In questo contesto l’azione svolta dalla Cisl è quindi orientata a creare le condizioni affinché la domanda e l’offerta di lavoro possano reciprocamente autoalimentarsi, valorizzando il capitale umano, ora svilito dalla precarietà, e collocando la nuova mobilità del lavoro all’interno di un più incisivo sistema di protezione dei redditi e di assistenza ai lavoratori in difficoltà.

Si tratta di definire, all’interno delle norme costituzionali e della carta dei diritti fondamentali dell’unione europea, più adeguate tutele per tutte le forme di lavoro, in particolare per quelle flessibili ed atipiche e per quelle che si collocano oltre i confini del lavoro dipendente, nelle aree del lavoro semi-autonomo, caratterizzate comunque da condizioni di subordinazione socio-economica, nonché di declinare diversamente, anche per il lavoro dipendente, le tutele già previste, o di introdurne di nuove, che meglio si conformino al mercato del lavoro e ad un quadro socio – economico in evoluzione.

Occorrono stabili tutele universali del reddito in caso di inattività temporanea o disoccupazione accompagnate da vere ed efficaci politiche attive del lavoro e da una formazione professionale che aggiorni effettivamente le professionalità, cui si deve affiancare lo sviluppo della contrattazione decentrata e territoriale e la promozione della bilateralità.

Occorre infine una forte spinta verso una vera responsabilità sociale dell’impresa, che dia al lavoro il ruolo responsabile della partecipazione ai suoi destini nella costruzione di una nuova coesione sociale, in un diverso equilibrio tra democrazia economica e democrazia politica.

Occorre, in definitiva, rimettere testardamente al centro della nostra azione la persona.

Una persona non si riduce solo al lavoro, è di più.

E’ la persona che fa il lavoro e non viceversa.

Con le attualissime parole dell’Enciclica sociale “Caritas in veritate”, un lavoro scelto liberamente, che associ efficacemente i lavoratori, uomini e donne, allo sviluppo della loro comunità; un lavoro che, in questo modo, permetta ai lavoratori di essere rispettati al di fuori di ogni discriminazione; un lavoro che consenta di soddisfare le necessità delle famiglie e di scolarizzare i figli, senza che questi siano costretti essi stessi a lavorare; un lavoro che permetta ai lavoratori di organizzarsi liberamente e di far sentire la loro voce; un lavoro che lasci uno spazio sufficiente per ritrovare le proprie radici a livello personale, familiare e spirituale; un lavoro che assicuri ai lavoratori giunti alla pensione una condizione dignitosa.

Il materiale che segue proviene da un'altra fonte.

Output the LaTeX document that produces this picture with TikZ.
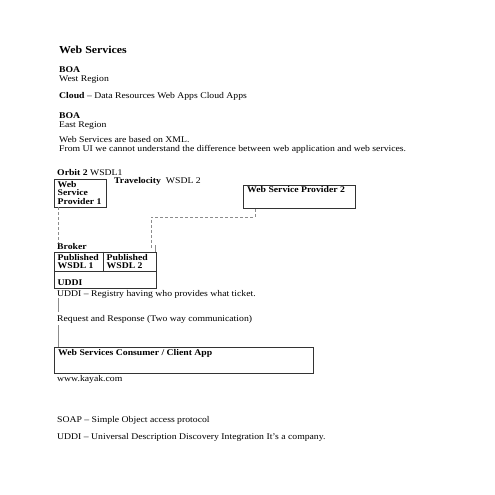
\documentclass[tikz,border=0pt]{standalone}
\usepackage{fontspec}
\setmainfont{Liberation Serif}[FakeStretch=1.11]
\usetikzlibrary{calc}
\begin{document}
\begin{tikzpicture}[x=1bp,y=-1bp,
  txt/.style={inner sep=0pt,anchor=base west,font=\fontsize{8.75bp}{10bp}\selectfont},
  btxt/.style={txt,font=\fontsize{8.75bp}{10bp}\selectfont\bfseries},
  ttl/.style={inner sep=0pt,anchor=base west,font=\fontsize{10.7bp}{12bp}\selectfont\bfseries},
  boxline/.style={draw=black!80,line width=0.9bp},
  frame/.style={boxline,rectangle,inner sep=0pt,anchor=north west},
  dashlink/.style={draw=black!45,dash pattern=on 3bp off 2bp,line width=0.7bp},
  thinlink/.style={draw=black!45,line width=0.6bp}
]
\useasboundingbox (0,0) rectangle (495,495);
\fill[white] (0,0) rectangle (495,495);

\node[ttl] (title) at (59,54) {Web Services};
\node[btxt] (boa1) at (59,72.5) {BOA};
\node[txt] (west) at (59,81.5) {West Region};
\node[txt] (cloud) at (59,99) {\textbf{Cloud} -- Data Resources Web Apps Cloud Apps};
\node[btxt] (boa2) at (59,118.5) {BOA};
\node[txt] (east) at (59,127.5) {East Region};
\node[txt] (xml) at (59,142.5) {Web Services are based on XML.};
\node[txt] (ui) at (59,151.5) {From UI we cannot understand the difference between web application and web services.};

\node[txt] (orbit) at (57,175.5) {\textbf{Orbit 2} WSDL1};
\node[txt] (trav) at (114,183.5) {\textbf{Travelocity}\hspace{5bp}WSDL 2};

% Web Service Provider 1
\node[frame,minimum width=52bp,minimum height=27.5bp] (wsp1) at (54,179) {};
\node[btxt] (wsp1a) at (57.5,187.5) {Web};
\node[btxt] (wsp1b) at (57.5,196) {Service};
\node[btxt] (wsp1c) at (57.5,204.5) {Provider 1};

% Web Service Provider 2
\node[frame,minimum width=112bp,minimum height=23bp] (wsp2) at (243,185) {};
\node[btxt] (wsp2t) at (247,193) {Web Service Provider 2};

% Broker
\node[btxt] (broker) at (57,249) {Broker};
\node[frame,minimum width=102bp,minimum height=36.5bp] (brk) at (54,251.5) {};
\draw[boxline] (brk.west |- 0,271) -- (brk.east |- 0,271);
\draw[boxline] (103,0 |- brk.north) -- (103,271);
\node[btxt] (pub1a) at (57.5,260) {Published};
\node[btxt] (pub1b) at (57.5,268.5) {WSDL 1};
\node[btxt] (pub2a) at (106.5,260) {Published};
\node[btxt] (pub2b) at (106.5,268.5) {WSDL 2};
\node[btxt] (uddi) at (57.5,285) {UDDI};

\node[txt] (reg) at (57,296) {UDDI -- Registry having who provides what ticket.};
\node[txt] (req) at (57,321.5) {Request and Response (Two way communication)};

% Consumer
\node[frame,minimum width=259bp,minimum height=26bp] (cons) at (54,347) {};
\node[btxt] (const) at (58,355.5) {Web Services Consumer / Client App};
\node[txt] (kayak) at (57,381.5) {www.kayak.com};

\node[txt] (soap) at (57,422.5) {SOAP -- Simple Object access protocol};
\node[txt] (uddi2) at (57,439.5) {UDDI -- Universal Description Discovery Integration It's a company.};

% connectors
\coordinate (c1) at (58,243);
\draw[dashlink] ($(wsp1.south west)+(4,0)$) -- (c1);
\coordinate (c2) at (255,217);
\coordinate (c3) at (151,217);
\coordinate (c4) at (151,248);
\draw[dashlink] (wsp2.south -| c2) -- (c2) -- (c3) -- (c4);
\draw[thinlink] (155,245) -- (155,0 |- brk.north);
\draw[thinlink] (58,298) -- (58,312);
\draw[thinlink] (58,325) -- (58,0 |- cons.north);
\end{tikzpicture}
\end{document}
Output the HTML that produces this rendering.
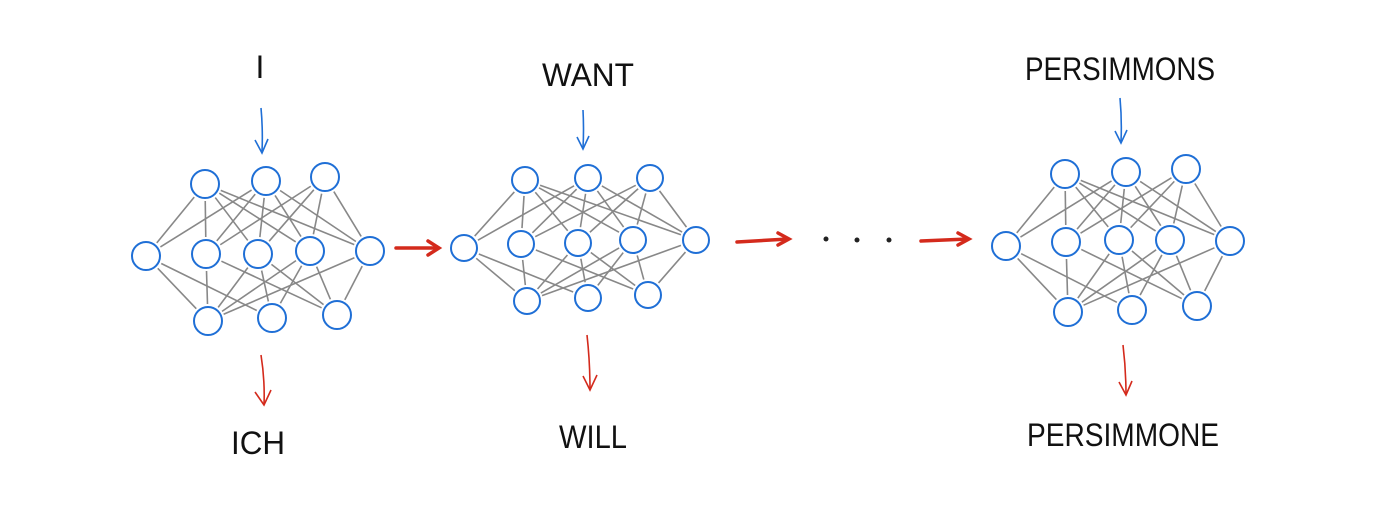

Dobbiamo tenere alte nel nostro agire di sindacato queste questioni perché a queste si lega la nostra attività, anche locale.

La crisi, che finora aveva colpito soprattutto “gli invisibili”, quelli cioè che non potevano usufruire degli ammortizzatori sociali normali o in deroga, oggi si fa sentire pesantemente anche per quelli che entrano in mobilità o non hanno ulteriori ammortizzatori.

A questi, non va dimenticato, si aggiungono quelli che già prima della crisi erano in forte difficoltà sociale.

Il nemico da combattere diventa quindi il senso di frustrazione, di abbandono, di solitudine che colpisce il lavoratore espulso o inattivo, il giovane o la donna inoccupati; oggi anche l’imprenditore lasciato solo dal sistema.

Contro queste situazioni a forte rischio di povertà o di esclusione, fino alla consumazione di gesti estremi, vi è bisogno di scelte nuove e coraggiose orientate ai singoli e alle famiglie.

La inabilità e la non autosufficienza devono diventare una priorità etica e politica.

Sulle famiglie e sui redditi bassi bisogna ricalibrare il sistema fiscale, grande problema morale soprattutto nel nostro paese.

L’evasione e l’elusione fiscale sono un altro grave problema civile.

Il Sindacato, il nostro Sindacato, non ha quindi di fronte solo un lavoratore ma, soprattutto, una persona.

Deve pertanto non confinare il suo disagio nel lavoro, ma far emergere il bisogno della persona cogliendone e coniugandone i due aspetti: quello generale “immutabile” (dei principi) e quello che cambia nel tempo (lo scenario)

Il sindacato, la Cisl, è pronta ad accogliere questa sfida, di fermezza sulle proprie idee ma di apertura ai cambiamenti.

La persona non si riduce solo al lavoro, è di più.

E’ la persona che fa il lavoro e non viceversa.